Questions to Ask Your Contractor About Coastal Zone and Hillside Lots
Before signing with any contractor for a Palisades rebuild, ask specifically:
- Have you filed a Coastal Development Permit before? How recently? On what type of project — new construction or wildfire rebuild?
- Do you coordinate the geotechnical report, or do I hire that separately?
- How does my lot’s slope affect the foundation cost and timeline, and when will you know specifically?
- Will the geotechnical report findings be integrated into the structural drawings before permit submittal?
- Are hillside-related costs included in your fixed price, or are they a separate line item?
A contractor who has navigated this process before will have direct, specific answers. One who hasn’t will hesitate — or tell you not to worry about it, which is the thing to worry about.

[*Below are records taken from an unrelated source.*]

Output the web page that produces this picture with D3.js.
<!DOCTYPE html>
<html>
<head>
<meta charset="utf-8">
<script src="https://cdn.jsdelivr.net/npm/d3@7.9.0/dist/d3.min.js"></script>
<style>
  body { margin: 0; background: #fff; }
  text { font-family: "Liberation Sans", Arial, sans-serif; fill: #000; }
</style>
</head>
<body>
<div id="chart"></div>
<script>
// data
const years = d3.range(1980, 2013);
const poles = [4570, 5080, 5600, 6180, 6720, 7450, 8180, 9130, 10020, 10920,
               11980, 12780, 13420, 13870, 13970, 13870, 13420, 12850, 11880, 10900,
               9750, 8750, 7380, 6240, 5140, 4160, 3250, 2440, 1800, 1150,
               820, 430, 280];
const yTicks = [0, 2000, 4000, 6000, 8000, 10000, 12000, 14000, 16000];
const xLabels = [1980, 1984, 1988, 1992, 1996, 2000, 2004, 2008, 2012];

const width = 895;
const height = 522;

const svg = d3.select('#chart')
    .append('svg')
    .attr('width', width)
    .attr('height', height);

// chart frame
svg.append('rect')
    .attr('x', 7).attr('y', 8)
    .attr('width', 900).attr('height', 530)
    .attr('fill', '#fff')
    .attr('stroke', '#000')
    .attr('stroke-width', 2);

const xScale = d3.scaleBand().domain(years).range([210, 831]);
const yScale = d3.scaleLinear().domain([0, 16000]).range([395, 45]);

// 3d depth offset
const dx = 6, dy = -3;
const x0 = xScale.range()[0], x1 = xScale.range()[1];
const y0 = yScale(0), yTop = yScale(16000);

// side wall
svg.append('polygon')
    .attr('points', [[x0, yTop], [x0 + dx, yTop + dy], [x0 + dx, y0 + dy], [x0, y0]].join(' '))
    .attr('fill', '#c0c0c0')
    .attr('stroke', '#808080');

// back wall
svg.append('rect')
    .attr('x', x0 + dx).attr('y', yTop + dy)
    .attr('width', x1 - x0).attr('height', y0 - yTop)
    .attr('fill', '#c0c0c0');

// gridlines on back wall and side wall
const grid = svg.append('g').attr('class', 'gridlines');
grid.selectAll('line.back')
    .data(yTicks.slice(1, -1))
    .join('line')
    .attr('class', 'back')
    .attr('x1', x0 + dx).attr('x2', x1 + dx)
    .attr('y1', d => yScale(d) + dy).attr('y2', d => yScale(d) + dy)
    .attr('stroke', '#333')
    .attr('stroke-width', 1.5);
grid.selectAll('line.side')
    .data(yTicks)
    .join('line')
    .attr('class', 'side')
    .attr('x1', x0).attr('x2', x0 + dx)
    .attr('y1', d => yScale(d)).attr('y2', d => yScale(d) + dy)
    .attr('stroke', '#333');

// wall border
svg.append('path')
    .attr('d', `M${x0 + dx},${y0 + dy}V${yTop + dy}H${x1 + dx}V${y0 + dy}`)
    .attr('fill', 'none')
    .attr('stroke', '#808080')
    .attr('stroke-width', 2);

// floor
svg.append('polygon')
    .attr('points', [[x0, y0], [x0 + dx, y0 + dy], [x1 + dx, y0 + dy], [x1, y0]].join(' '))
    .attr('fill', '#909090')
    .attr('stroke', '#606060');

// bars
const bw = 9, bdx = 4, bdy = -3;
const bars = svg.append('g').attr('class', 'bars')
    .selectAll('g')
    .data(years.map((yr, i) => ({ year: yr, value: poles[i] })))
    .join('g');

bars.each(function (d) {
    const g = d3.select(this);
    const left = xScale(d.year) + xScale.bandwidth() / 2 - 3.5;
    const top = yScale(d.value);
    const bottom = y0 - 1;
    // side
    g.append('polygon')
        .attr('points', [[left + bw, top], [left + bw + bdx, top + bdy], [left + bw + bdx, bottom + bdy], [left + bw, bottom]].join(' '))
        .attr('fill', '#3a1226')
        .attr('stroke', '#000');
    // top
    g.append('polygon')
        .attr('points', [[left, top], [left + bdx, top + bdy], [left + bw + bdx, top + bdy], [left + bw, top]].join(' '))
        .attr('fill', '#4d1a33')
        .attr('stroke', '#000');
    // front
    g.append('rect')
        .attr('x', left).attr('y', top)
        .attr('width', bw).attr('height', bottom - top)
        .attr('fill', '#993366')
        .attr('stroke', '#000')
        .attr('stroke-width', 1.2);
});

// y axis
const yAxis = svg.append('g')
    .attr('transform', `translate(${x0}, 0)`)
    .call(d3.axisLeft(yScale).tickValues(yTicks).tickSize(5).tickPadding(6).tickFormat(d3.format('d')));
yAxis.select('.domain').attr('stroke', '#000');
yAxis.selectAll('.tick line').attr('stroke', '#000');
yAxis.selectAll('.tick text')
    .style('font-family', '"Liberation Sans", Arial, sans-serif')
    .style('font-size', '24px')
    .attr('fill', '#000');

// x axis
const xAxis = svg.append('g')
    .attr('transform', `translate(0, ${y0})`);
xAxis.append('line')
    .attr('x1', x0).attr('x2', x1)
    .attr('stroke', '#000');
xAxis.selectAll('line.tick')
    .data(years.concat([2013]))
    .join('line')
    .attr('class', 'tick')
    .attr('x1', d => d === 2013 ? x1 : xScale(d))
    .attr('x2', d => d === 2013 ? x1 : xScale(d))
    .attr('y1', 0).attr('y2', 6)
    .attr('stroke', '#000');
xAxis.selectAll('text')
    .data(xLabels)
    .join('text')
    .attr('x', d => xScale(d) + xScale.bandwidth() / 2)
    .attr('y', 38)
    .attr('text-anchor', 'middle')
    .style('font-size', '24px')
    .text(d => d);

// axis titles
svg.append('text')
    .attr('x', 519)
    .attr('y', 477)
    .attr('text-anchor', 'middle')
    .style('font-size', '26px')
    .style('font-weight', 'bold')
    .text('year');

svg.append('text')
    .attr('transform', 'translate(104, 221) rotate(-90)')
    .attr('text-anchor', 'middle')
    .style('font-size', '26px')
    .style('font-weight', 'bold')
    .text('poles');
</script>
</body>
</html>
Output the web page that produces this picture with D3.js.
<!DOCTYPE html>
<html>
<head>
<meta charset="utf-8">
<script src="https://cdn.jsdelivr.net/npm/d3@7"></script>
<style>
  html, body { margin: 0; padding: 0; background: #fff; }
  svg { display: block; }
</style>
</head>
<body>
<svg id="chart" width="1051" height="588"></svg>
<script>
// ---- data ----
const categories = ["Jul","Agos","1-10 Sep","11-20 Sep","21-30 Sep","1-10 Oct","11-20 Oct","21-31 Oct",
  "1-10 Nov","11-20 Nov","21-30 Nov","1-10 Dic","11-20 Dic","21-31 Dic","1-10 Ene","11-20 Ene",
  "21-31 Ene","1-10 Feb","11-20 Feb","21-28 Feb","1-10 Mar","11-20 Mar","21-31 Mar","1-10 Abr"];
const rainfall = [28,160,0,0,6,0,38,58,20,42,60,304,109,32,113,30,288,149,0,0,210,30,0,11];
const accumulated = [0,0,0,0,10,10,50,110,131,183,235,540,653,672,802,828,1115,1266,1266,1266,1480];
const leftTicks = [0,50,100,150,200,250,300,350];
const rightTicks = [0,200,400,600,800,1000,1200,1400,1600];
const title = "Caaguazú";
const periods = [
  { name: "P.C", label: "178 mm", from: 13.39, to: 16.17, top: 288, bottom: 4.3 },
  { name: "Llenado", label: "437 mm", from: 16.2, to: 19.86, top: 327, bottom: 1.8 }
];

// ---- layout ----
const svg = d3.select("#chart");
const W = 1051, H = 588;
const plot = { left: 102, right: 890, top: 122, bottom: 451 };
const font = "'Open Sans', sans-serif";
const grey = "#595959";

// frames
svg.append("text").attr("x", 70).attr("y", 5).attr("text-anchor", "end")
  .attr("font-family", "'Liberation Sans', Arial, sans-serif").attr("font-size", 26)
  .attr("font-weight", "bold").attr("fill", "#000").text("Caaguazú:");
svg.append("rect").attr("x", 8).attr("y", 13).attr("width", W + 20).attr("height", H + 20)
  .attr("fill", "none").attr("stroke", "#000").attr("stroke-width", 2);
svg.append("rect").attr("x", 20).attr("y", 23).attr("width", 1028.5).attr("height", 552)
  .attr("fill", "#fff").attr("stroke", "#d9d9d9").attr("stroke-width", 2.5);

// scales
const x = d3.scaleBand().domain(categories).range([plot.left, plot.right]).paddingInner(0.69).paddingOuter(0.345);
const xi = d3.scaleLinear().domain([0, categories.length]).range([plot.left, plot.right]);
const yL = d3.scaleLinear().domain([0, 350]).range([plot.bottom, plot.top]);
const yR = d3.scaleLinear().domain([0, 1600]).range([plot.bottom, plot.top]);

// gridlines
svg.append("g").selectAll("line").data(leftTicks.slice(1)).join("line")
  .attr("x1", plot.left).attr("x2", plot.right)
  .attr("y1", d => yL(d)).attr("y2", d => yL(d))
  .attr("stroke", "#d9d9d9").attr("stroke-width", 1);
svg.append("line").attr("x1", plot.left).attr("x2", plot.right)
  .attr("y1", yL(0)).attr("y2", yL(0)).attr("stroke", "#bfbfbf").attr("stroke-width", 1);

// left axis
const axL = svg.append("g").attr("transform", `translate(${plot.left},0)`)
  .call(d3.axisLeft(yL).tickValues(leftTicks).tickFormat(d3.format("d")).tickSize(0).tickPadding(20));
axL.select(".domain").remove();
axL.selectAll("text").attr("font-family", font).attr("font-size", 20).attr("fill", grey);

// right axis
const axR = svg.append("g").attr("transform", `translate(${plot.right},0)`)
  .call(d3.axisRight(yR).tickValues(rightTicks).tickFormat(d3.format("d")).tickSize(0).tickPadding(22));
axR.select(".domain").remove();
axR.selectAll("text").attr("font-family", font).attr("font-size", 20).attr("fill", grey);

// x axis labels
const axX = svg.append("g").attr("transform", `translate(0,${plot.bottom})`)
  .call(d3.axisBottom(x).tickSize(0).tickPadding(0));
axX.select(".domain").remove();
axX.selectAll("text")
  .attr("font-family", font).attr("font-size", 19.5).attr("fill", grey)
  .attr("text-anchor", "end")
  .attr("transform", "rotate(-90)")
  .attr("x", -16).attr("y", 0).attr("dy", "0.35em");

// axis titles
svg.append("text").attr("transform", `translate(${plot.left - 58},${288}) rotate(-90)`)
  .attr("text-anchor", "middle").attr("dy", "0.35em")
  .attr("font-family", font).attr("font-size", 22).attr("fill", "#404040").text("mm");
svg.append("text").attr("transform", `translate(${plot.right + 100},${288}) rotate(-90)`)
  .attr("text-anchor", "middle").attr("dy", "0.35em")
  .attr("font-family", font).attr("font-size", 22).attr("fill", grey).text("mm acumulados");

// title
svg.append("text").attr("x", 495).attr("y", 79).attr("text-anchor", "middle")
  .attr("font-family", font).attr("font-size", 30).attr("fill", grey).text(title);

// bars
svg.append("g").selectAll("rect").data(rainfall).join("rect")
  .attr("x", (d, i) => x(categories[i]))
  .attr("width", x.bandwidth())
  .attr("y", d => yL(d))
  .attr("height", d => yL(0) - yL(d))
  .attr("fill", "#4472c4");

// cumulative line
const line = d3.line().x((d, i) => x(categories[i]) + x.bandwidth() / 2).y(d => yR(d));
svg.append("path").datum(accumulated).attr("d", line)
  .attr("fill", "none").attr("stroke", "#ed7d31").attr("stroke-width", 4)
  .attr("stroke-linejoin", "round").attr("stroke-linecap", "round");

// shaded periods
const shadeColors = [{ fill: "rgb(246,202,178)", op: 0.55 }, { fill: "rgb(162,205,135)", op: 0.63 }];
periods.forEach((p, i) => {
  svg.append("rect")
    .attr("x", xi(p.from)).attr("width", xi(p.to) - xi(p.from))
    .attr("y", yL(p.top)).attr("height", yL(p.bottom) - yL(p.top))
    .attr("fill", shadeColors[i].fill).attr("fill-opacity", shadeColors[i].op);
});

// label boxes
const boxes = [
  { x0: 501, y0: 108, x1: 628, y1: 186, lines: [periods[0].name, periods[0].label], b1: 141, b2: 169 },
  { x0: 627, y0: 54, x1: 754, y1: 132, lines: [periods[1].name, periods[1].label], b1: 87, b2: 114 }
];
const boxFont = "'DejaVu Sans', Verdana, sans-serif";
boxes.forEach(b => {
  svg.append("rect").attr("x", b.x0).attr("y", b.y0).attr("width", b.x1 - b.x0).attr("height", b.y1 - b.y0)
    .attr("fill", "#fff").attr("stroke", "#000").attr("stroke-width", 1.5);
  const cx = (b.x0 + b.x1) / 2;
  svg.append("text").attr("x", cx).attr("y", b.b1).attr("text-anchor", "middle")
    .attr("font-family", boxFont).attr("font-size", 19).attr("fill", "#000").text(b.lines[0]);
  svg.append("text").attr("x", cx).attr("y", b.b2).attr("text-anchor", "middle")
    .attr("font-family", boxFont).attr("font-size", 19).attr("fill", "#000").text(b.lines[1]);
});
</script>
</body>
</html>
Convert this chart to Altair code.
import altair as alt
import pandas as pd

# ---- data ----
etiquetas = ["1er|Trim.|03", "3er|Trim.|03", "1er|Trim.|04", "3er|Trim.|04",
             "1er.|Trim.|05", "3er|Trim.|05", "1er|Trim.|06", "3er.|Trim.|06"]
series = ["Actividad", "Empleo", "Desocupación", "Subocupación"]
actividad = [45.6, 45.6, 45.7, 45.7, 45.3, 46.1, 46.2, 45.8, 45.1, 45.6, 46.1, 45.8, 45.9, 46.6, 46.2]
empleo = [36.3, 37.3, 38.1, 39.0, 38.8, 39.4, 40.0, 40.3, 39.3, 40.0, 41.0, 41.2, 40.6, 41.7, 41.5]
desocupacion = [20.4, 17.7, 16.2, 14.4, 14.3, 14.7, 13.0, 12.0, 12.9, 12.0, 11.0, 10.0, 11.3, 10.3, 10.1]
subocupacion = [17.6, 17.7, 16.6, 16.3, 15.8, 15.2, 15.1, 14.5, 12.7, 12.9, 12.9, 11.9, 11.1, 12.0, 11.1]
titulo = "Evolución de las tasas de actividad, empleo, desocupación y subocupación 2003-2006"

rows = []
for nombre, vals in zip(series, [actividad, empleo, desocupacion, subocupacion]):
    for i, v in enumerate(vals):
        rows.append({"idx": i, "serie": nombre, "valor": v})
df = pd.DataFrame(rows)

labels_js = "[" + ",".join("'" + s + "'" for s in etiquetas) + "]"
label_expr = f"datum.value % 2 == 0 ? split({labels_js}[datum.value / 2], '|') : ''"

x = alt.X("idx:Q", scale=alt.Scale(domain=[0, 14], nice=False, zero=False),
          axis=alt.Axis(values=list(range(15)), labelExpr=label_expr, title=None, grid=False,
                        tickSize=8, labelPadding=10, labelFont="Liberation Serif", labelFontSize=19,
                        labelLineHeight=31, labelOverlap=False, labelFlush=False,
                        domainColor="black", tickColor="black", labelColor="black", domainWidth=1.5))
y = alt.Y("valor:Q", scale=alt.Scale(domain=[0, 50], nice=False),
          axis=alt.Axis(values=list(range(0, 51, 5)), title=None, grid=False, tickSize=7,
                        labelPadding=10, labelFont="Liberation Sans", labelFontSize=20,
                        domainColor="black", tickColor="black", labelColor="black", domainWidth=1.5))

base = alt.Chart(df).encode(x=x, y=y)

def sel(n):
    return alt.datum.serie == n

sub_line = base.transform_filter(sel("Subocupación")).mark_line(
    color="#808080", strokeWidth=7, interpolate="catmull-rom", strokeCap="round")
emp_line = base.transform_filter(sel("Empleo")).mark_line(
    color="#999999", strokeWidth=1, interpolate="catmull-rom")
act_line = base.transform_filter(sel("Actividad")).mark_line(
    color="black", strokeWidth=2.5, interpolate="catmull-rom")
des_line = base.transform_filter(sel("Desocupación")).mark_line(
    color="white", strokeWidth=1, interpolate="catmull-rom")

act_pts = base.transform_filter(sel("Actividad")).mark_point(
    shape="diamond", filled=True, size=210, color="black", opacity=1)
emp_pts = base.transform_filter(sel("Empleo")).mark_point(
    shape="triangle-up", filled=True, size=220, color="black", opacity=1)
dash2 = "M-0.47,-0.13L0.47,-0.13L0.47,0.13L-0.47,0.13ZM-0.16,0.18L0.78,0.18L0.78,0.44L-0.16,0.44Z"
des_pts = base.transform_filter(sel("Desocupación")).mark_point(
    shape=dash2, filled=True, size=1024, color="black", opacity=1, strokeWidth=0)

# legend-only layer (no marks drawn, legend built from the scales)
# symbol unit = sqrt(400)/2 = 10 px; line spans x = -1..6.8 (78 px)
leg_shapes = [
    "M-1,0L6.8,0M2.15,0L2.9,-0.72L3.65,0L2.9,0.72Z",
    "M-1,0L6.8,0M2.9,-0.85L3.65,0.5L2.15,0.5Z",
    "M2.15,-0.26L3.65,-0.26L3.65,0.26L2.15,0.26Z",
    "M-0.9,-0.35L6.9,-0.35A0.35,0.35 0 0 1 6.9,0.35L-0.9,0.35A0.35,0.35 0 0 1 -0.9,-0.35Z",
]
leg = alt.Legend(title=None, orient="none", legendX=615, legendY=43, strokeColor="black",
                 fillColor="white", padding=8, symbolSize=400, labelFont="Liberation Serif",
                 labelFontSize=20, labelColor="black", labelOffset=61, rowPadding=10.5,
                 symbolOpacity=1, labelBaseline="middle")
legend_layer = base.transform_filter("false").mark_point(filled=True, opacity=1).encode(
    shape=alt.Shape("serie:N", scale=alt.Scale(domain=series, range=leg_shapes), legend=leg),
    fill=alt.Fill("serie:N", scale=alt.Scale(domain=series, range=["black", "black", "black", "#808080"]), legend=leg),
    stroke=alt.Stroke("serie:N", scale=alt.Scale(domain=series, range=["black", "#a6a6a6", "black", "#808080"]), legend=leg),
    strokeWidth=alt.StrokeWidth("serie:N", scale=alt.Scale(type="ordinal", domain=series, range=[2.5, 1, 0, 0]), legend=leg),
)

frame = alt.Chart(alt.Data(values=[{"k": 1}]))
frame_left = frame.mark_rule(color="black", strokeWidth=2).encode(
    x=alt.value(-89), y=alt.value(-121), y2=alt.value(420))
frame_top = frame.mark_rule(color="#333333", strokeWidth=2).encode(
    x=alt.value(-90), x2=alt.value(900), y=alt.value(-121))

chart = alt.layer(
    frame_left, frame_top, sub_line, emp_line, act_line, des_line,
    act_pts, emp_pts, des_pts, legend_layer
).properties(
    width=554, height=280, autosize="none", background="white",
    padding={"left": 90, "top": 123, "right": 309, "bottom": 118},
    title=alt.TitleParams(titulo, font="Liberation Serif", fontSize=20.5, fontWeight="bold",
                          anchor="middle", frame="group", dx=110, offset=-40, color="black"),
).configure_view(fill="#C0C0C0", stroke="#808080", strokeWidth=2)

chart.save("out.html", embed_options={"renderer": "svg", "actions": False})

One More Thing: Your Insurance Claim
Coastal Zone and hillside lot complexity is a legitimate cost driver that should be reflected in your insurance settlement. If your adjuster is estimating your rebuild based on a flat, non-Coastal lot — which software models often do by default — you have grounds to dispute that estimate.
A contractor who has documented the specific permit and geotechnical costs associated with your lot can help you make that case. The difference between a generic estimate and a site-specific one can easily be $50,000 to $150,000 or more on a complex hillside lot. That number is worth documenting.